— begin Source data —

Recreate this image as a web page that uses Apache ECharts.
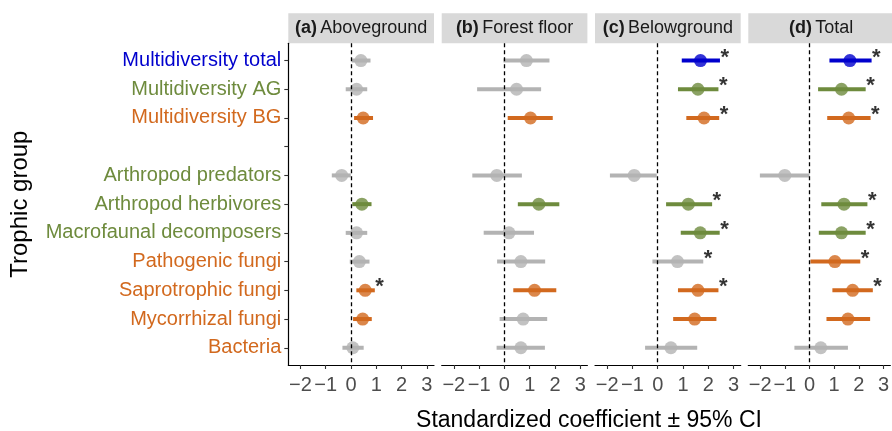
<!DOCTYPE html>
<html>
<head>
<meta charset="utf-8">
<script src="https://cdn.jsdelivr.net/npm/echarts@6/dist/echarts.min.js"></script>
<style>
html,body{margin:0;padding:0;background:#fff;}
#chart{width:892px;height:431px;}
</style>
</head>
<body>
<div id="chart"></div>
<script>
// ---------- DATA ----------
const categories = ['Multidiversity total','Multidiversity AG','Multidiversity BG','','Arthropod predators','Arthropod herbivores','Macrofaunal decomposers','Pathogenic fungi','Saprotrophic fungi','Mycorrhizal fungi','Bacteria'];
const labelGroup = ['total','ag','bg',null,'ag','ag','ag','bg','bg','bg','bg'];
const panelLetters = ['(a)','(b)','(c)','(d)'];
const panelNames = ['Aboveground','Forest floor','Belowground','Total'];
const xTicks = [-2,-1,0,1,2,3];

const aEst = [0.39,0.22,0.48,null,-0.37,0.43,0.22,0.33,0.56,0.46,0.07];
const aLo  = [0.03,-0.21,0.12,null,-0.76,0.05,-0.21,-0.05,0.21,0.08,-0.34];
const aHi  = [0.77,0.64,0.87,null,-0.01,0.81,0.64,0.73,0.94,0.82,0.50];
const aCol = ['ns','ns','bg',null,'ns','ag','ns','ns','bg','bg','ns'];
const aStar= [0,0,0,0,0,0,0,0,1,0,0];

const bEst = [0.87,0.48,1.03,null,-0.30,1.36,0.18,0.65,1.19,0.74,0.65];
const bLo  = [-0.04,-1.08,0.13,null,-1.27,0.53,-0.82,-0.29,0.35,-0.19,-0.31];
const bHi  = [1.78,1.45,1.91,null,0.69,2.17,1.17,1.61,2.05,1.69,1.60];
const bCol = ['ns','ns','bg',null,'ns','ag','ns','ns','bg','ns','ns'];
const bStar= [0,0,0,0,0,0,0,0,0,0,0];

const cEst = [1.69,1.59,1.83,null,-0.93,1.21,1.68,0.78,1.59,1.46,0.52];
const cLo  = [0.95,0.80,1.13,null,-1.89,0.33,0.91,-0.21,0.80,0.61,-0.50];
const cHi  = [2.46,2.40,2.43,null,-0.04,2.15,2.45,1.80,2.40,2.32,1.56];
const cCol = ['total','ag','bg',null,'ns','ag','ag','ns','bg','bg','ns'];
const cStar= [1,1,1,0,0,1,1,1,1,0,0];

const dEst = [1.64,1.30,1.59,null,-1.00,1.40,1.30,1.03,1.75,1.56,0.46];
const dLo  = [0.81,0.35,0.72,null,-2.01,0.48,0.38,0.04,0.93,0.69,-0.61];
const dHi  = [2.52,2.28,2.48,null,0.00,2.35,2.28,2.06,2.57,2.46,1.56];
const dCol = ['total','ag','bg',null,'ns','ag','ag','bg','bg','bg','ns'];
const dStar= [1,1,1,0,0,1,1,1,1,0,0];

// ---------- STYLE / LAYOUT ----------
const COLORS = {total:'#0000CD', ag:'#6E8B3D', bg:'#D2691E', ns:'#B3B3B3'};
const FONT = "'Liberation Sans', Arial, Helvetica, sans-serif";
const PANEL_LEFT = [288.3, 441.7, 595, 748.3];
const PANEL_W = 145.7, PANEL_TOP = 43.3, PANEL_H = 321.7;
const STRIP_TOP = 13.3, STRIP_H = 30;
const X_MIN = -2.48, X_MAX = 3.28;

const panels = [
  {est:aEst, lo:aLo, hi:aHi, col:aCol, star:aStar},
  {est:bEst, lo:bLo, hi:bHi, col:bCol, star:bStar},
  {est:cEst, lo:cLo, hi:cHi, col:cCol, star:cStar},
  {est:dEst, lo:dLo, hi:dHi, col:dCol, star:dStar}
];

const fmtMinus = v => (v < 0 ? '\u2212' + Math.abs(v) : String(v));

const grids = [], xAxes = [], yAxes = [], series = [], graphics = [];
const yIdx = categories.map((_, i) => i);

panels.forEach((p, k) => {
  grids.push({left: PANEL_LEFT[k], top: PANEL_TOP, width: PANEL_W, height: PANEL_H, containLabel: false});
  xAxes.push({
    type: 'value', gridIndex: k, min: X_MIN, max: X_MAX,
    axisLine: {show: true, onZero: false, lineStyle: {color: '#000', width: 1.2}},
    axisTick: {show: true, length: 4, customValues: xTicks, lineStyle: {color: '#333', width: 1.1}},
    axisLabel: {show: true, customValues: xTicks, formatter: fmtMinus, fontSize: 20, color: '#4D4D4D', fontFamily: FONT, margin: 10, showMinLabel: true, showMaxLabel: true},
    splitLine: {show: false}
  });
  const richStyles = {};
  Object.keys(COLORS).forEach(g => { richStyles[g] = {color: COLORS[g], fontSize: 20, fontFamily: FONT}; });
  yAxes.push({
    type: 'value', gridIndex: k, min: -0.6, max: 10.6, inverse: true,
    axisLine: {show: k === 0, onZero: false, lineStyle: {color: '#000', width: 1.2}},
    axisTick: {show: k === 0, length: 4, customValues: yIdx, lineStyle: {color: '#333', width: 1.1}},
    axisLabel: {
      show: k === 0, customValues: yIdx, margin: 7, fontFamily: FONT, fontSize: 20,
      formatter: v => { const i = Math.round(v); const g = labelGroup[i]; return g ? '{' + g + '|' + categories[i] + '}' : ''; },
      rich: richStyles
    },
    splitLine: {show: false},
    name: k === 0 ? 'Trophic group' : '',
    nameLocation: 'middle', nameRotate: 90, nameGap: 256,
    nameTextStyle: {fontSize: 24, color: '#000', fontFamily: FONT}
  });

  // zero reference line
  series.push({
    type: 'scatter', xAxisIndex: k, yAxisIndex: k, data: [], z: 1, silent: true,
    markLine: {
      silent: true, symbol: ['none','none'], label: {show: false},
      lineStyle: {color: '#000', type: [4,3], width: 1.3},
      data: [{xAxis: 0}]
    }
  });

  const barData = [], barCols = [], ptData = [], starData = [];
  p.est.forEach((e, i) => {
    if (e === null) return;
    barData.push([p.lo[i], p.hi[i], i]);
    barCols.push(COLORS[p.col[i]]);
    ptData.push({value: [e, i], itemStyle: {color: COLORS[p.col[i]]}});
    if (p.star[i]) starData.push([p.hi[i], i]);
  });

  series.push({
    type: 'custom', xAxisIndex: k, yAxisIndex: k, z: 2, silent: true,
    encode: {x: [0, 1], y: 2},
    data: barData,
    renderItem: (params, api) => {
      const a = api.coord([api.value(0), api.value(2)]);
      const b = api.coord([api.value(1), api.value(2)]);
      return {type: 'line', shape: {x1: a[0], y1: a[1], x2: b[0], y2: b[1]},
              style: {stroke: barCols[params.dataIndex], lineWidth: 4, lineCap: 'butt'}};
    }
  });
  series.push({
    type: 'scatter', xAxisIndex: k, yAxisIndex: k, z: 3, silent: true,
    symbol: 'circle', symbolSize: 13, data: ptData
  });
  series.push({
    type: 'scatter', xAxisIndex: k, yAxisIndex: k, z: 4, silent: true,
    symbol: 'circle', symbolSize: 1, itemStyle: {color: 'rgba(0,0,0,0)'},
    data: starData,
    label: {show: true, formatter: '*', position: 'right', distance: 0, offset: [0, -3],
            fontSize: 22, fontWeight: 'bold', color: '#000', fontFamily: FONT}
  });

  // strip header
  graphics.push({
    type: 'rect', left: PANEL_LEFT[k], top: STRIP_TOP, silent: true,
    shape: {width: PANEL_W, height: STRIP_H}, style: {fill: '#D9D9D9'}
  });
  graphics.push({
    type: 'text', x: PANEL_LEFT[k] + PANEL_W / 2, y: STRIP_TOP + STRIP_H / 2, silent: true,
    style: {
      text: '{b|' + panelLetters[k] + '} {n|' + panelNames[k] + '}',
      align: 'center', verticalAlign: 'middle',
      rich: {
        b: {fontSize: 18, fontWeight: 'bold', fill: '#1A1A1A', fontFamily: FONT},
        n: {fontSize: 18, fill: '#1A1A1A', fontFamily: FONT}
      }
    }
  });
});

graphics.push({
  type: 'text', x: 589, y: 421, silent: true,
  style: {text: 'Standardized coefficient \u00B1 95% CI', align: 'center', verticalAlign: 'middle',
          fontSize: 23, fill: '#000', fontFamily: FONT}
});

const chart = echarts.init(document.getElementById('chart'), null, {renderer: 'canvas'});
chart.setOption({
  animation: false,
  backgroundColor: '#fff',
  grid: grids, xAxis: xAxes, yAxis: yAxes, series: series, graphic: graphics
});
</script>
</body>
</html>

— end Source data —

(Do this) In the data above, please extract the lines from the first one through the line with "const xTicks = [-2,-1,0,1,2,3];", exactly, and keep pictures out.

(Solved problem)
Recreate this image as a web page that uses Apache ECharts.
<!DOCTYPE html>
<html>
<head>
<meta charset="utf-8">
<script src="https://cdn.jsdelivr.net/npm/echarts@6/dist/echarts.min.js"></script>
<style>
html,body{margin:0;padding:0;background:#fff;}
#chart{width:892px;height:431px;}
</style>
</head>
<body>
<div id="chart"></div>
<script>
// ---------- DATA ----------
const categories = ['Multidiversity total','Multidiversity AG','Multidiversity BG','','Arthropod predators','Arthropod herbivores','Macrofaunal decomposers','Pathogenic fungi','Saprotrophic fungi','Mycorrhizal fungi','Bacteria'];
const labelGroup = ['total','ag','bg',null,'ag','ag','ag','bg','bg','bg','bg'];
const panelLetters = ['(a)','(b)','(c)','(d)'];
const panelNames = ['Aboveground','Forest floor','Belowground','Total'];
const xTicks = [-2,-1,0,1,2,3];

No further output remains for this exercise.